I have now solved my problem. I used litepresence's code as a base, and then implemented what they described as step four. For the future, this is the code I used:

from random import randint
from random import shuffle
import itertools

NUM_RATINGS = 10
RATING = [10, 10, 10, 10, 10, 10, 9, 9, 8, 6, 6, 6, 5, 5, 4, 3, 1]
VOTES = len(RATING)


ratings = {}
for i in range(1, (NUM_RATINGS + 1)):
    ratings[i] = []
for i in RATING:
    ratings[i].append(i)


subtotals = []
for key, values in ratings.iteritems():
   subtotals.append(sum(values))
subtotals = [i for i in subtotals if i != 0]
subtotals.sort()

hidden_subtotals = {}
for key, values in ratings.iteritems():
   hidden_subtotals[key] = sum(values)

print '==================================='
print 'Hidden Test Data:'
print 'unknown actual votes: %s' % ratings
print 'unknown actual subtotals: %s' % hidden_subtotals 
print '==================================='
print 'Present Problem:'
print 'known vote total: %s' % VOTES
print 'known subtotals: %s' % subtotals
print 'known total: %s' % sum(subtotals)
print 'number of ratings used: %s of %s' % (len(subtotals), NUM_RATINGS)
print '==================================='

def factors(n):    
    f = list(set(reduce(list.__add__, ([i, n//i] for i in range(
        1, int(n**0.5) + 1) if n % i == 0))))
    f.sort()
    return f

# Factor Each
subtotal_factors = {}
for i in subtotals:
    subtotal_factors[i]=(factors(i))
print 'process 1: %s' % subtotal_factors

# Remove Factors greater than highest rating
possible_ratings = {}
for i in subtotal_factors:
   possible_ratings[i] = [
      z for z in subtotal_factors[i] if z<=NUM_RATINGS]
print 'process 2: %s' % possible_ratings

# Remove Factors if not enough votes for that possibility; too small relative to subtotal
for i in possible_ratings:
    possible_ratings[i] = [
        z for z in possible_ratings[i] if i/z < VOTES]
print 'process 3: %s' % possible_ratings


end_res = {}
other = {}  # (count, [poss])
for i in possible_ratings.items():
    if len(i[1]) == 1:
        end_res[i[0]] = (i[1][0], i[1][0])
    else:
        other[i[0]] = (subtotals.count(i[0]), i[1])

combs = {}
for i in other.items():
    combs[i[0]] = (i[1][0], [])  # (count, [data])
    for a in i[1][1]:
        for b in i[1][1]:
            if (a, b) not in combs[i[0]]:
                if a * b == i[0]:
                    combs[i[0]][1].append((a, b))

lists = []
for i in combs.items():
    for j in range(i[1][0]):
        lists.append([])
        for n in i[1][1]:
            lists[-1].append((n[0], n[1], i[0]))

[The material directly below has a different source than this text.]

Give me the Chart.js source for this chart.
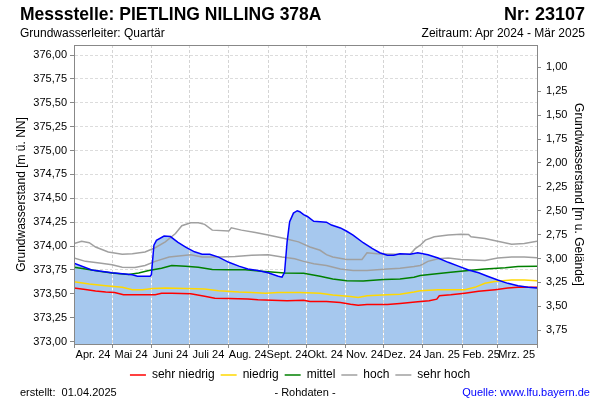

toprocess = itertools.product(*lists)
working = []

for test in toprocess:
    works = True
    seen = []
    tot = 0
    for i in test:
        if i[1] in seen:
            works = False
            break
        tot += i[0]
        if tot > VOTES:
            works = False
            break
        seen.append(i[1])
    if not works:
        continue
    else:
        working.append(test)

formattedWs = []
for w in working:
    w = list(w)
    notseen = [i + 1 for i in range(NUM_RATINGS)]
    for i in w:
        notseen.remove(i[1])
    for i in notseen:
        w.append((0, i))

    t = ""
    def f(x, y):
        return y[1] - x[1]

    w.sort(cmp=f)

    for i in w:
        t += "%d*%d + " % (i[0], i[1])
    t = t[:-3]
    formattedWs.append(t)

seen = []
for w in list(formattedWs):
    if w in seen:
        formattedWs.remove(w)
    else:
        seen.append(w)

print "==================================="
for n, w in enumerate(formattedWs):
    print "Solution #%d: %s" % (n + 1, w)